By Rohit Shukla, Larta VOX Publisher
Posted July 5, 2003

When incentive-based economic development was the rage in the early 1990's, California appeared slow and distracted, a lumbering giant ignorant of the "proper" way to do things. After all, many states had successfully lobbied businesses in California to relocate to their states. Washington, Nevada, Utah, Arizona and farther out, the growing states of the deep South profited greatly at California's expense, taking advantage of a swarm of problems besetting the State, including natural disasters, regulatory burdens, the cost of doing business in California etc.

Manufacturing was especially vulnerable. As the state lost thousands of manufacturing jobs in the early 1990's when the defense industry shrank in a short period of time, many States picked up the slack, offering generous (sometimes absurdly generous) incentives to lure businesses away. However, in what may be referred to as the "what goes around, comes around" scenario, the advantages to the other states have not been permanent. Manufacturing, for example, has been on the decline throughout the U.S. since the mid 1990's, as other places around the world have been offering their own incentives, including the most compelling incentive of them all: a lower wage and cost structure, often much lower than anything offered anywhere in the U.S.

This game of incentive-based attraction, often tacitly encouraged by the federal government (and by the 435 members of the House of Representatives and the 50 Senators), may have had little effect but to demonstrate momentary clout and longer-term headaches for communities and localities whose entire strategy has been pegged to this egregious practice. Understanding the underlying strengths of a regional economy and building first the supportive infrastructure and then putting in place programs to grow and enhance the underlying strengths is the key to economic development. Everyone agrees on this principle of course, until the first dollar flows and the first hole is dug, and suddenly, everyone, everywhere, wants to reinvent themselves in exactly the same manner, wanting that hole to be dug and that dollar to flow in exactly the same way.

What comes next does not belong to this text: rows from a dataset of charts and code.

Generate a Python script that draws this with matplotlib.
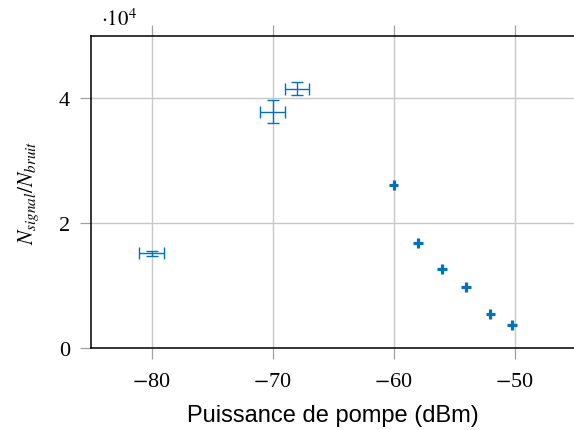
import matplotlib

matplotlib.use("Agg")
import matplotlib.pyplot as plt
import numpy as np

# pump power (dBm) and signal/noise ratio (in units of 1e4)
puissance = [-80, -70, -68, -60, -58, -56, -54, -52, -50.2]
rapport = [1.52, 3.79, 4.155, 2.61, 1.675, 1.264, 0.98, 0.549, 0.368]
err_puissance = [1.0, 1.0, 1.0, 0.4, 0.4, 0.4, 0.4, 0.4, 0.4]
err_rapport = [0.04, 0.19, 0.1, 0.08, 0.08, 0.08, 0.08, 0.08, 0.08]

x_ticks = [-80, -70, -60, -50]
y_ticks = [0, 2, 4]

BLUE = "#0072BD"

plt.rcParams["mathtext.fontset"] = "stix"
plt.rcParams["font.family"] = ["Liberation Serif", "DejaVu Serif"]

fig = plt.figure(figsize=(5.74, 4.31), dpi=100)
ax = fig.add_axes([91 / 574, 1 - 349 / 431, 1.002 - 91 / 574, (349 - 37) / 431])

x = np.array(puissance)
y = np.array(rapport)
xe = np.array(err_puissance)
ye = np.array(err_rapport)

# the three first points have visible caps, the others look like bold crosses
big = slice(0, 3)
small = slice(3, None)
ax.errorbar(x[big], y[big], xerr=xe[big], yerr=ye[big], fmt="none",
            ecolor=BLUE, elinewidth=1.0, capsize=4.0, capthick=1.0, zorder=3)
ax.errorbar(x[small], y[small], xerr=xe[small], yerr=ye[small], fmt="none",
            ecolor=BLUE, elinewidth=2.3, capsize=0, zorder=3)

ax.set_xlim(-85, -45)
ax.set_ylim(0, 5)
ax.set_xticks(x_ticks)
ax.set_yticks(y_ticks)
ax.set_xticklabels([f"$-${abs(v)}" for v in x_ticks])
ax.grid(True, color="#c8c8c8", linewidth=1.0, zorder=0)
ax.set_axisbelow(True)

ax.tick_params(axis="both", direction="out", length=8, width=0.9, color="#a0a0a0",
               labelsize=16, top=True, labeltop=False)
ax.tick_params(axis="x", pad=9)
ax.tick_params(axis="y", pad=7)
for s in ax.spines.values():
    s.set_linewidth(1.1)
    s.set_color("black")

ax.set_xlabel("Puissance de pompe (dBm)", family="Liberation Sans", fontsize=17, labelpad=9.5)
ax.set_ylabel(r"$N_{signal}/N_{bruit}$", fontsize=15.5, labelpad=13)
ax.text(0.02, 1.02, r"$\cdot 10^4$", transform=ax.transAxes, fontsize=15,
        ha="left", va="bottom")

fig.savefig("out.png", dpi=100)
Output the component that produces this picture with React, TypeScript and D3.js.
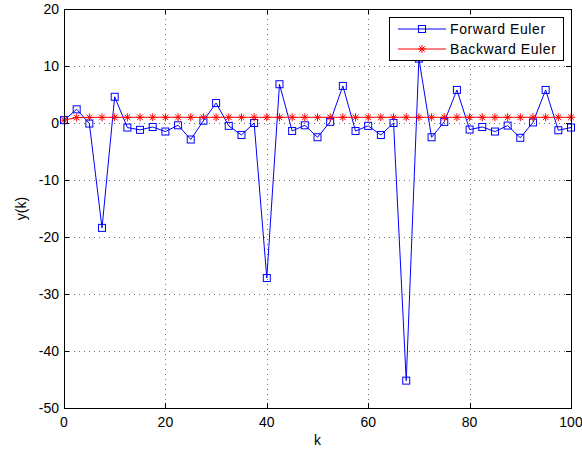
import React from "react";
import * as d3 from "d3";

const kValues: number[] = d3.range(0, 100.001, 2.5);
const forwardEuler: number[] = [
  0.5, 2.4, -0.1, -18.4, 4.6, -0.8, -1.2, -0.7, -1.5, -0.4,
  -2.9, 0.4, 3.5, -0.5, -2.1, 0.0, -27.2, 6.8, -1.4, -0.4,
  -2.5, 0.2, 6.5, -1.4, -0.5, -2.1, 0.0, -45.2, 11.3, -2.5,
  0.2, 5.8, -1.15, -0.7, -1.5, -0.45, -2.6, 0.1, 5.8, -1.27, -0.8,
];
const backwardEuler: number[] = [
  0.5, 0.95, 0.98, 0.99, 1, 1, 1, 1, 1, 1,
  1, 1, 1, 1, 1, 1, 1, 1, 1, 1,
  1, 1, 1, 1, 1, 1, 1, 1, 1, 1,
  1, 1, 1, 1, 1, 1, 1, 1, 1, 1, 1,
];
const xTicks: number[] = [0, 20, 40, 60, 80, 100];
const yTicks: number[] = [-50, -40, -30, -20, -10, 0, 10, 20];
const seriesNames: string[] = ["Forward Euler", "Backward Euler"];

const W = 582;
const H = 451;
const L = 64, R = 571, T = 9, B = 408;
const FONT = "'Liberation Sans', Arial, sans-serif";

function Star({ x, y, s, color }: { x: number; y: number; s: number; color: string }) {
  const d = s * 0.7;
  return (
    <g stroke={color} strokeWidth={1}>
      <line x1={x - s} y1={y} x2={x + s} y2={y} />
      <line x1={x} y1={y - s} x2={x} y2={y + s} />
      <line x1={x - d} y1={y - d} x2={x + d} y2={y + d} />
      <line x1={x - d} y1={y + d} x2={x + d} y2={y - d} />
    </g>
  );
}

export default function App() {
  const x = d3.scaleLinear().domain([0, 100]).range([L, R]);
  const y = d3.scaleLinear().domain([-50, 20]).range([B, T]);
  const line = d3
    .line<number>()
    .x((_, i) => x(kValues[i]))
    .y((v) => y(v));

  const legX = 389, legY = 17, legW = 174, legH = 43;

  return (
    <svg width={W} height={H} style={{ position: "absolute", left: 0, top: 0 }}>
      <rect x={0} y={0} width={W} height={H} fill="#fff" />
      {/* grid */}
      <g stroke="#000" strokeOpacity={0.55} strokeWidth={1} strokeDasharray="1,4">
        {xTicks.slice(1, -1).map((t) => (
          <line key={"gx" + t} x1={Math.round(x(t)) + 0.5} x2={Math.round(x(t)) + 0.5} y1={T} y2={B} />
        ))}
        {yTicks.slice(1, -1).map((t) => (
          <line key={"gy" + t} x1={L} x2={R} y1={Math.round(y(t)) + 0.5} y2={Math.round(y(t)) + 0.5} />
        ))}
      </g>
      {/* ticks */}
      <g stroke="#000" strokeWidth={1}>
        {xTicks.map((t) => (
          <g key={"tx" + t}>
            <line x1={Math.round(x(t)) + 0.5} x2={Math.round(x(t)) + 0.5} y1={B} y2={B - 5} />
            <line x1={Math.round(x(t)) + 0.5} x2={Math.round(x(t)) + 0.5} y1={T} y2={T + 5} />
          </g>
        ))}
        {yTicks.map((t) => (
          <g key={"ty" + t}>
            <line x1={L} x2={L + 5} y1={Math.round(y(t)) + 0.5} y2={Math.round(y(t)) + 0.5} />
            <line x1={R} x2={R - 5} y1={Math.round(y(t)) + 0.5} y2={Math.round(y(t)) + 0.5} />
          </g>
        ))}
      </g>
      {/* series */}
      <path d={line(forwardEuler) || ""} fill="none" stroke="#0000ff" strokeWidth={1} />
      {forwardEuler.map((v, i) => (
        <rect key={"f" + i} x={x(kValues[i]) - 3.5} y={y(v) - 3.5} width={7} height={7} fill="none" stroke="#0000ff" strokeWidth={1} />
      ))}
      <path d={line(backwardEuler) || ""} fill="none" stroke="#ff0000" strokeWidth={1} />
      {backwardEuler.map((v, i) => (
        <Star key={"b" + i} x={x(kValues[i])} y={y(v)} s={4} color="#ff0000" />
      ))}
      {/* axes box */}
      <rect x={L + 0.5} y={T + 0.5} width={R - L} height={B - T} fill="none" stroke="#000" strokeWidth={1} />
      {/* tick labels */}
      <g fontFamily={FONT} fontSize={14} fill="#000">
        {xTicks.map((t) => (
          <text key={"lx" + t} x={x(t)} y={B + 19} textAnchor="middle">{t}</text>
        ))}
        {yTicks.map((t) => (
          <text key={"ly" + t} x={L - 5} y={y(t) + 5} textAnchor="end">{t}</text>
        ))}
        <text x={(L + R) / 2} y={B + 37} textAnchor="middle">k</text>
        <text transform={`translate(26,${(T + B) / 2}) rotate(-90)`} textAnchor="middle">y(k)</text>
      </g>
      {/* legend */}
      <g fontFamily={FONT} fontSize={14} letterSpacing={0.6}>
        <rect x={legX + 0.5} y={legY + 0.5} width={legW} height={legH} fill="#fff" stroke="#000" strokeWidth={1} />
        <line x1={legX + 9} x2={legX + 57} y1={legY + 12} y2={legY + 12} stroke="#0000ff" />
        <rect x={legX + 29.5} y={legY + 8.5} width={7} height={7} fill="none" stroke="#0000ff" />
        <text x={legX + 61} y={legY + 17}>{seriesNames[0]}</text>
        <line x1={legX + 9} x2={legX + 57} y1={legY + 32} y2={legY + 32} stroke="#ff0000" />
        <Star x={legX + 33} y={legY + 32} s={4} color="#ff0000" />
        <text x={legX + 61} y={legY + 37}>{seriesNames[1]}</text>
      </g>
    </svg>
  );
}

This clearly happened with the period in economic development in the mid 1990's, when the economics and politics of "silicon envy" was in evidence throughout the country, and even infected the rest of the world. From Seattle to Stockholm, from Henderson to Helsinki, there was a fervent attempt first to market oneself as a "Silicon" wannabe (note the capital S) and then to go around convincing yourself that you were worthy of the moniker. Incentives were flung around like so many body-pierced dot comers, and the air was rife with the unmistakable stench of something decaying. And so it died. But like so much else, incentive-based economic development does not die: it just hangs around enough to allow people to weave more fantasies, and let their imaginations run riot for one more season.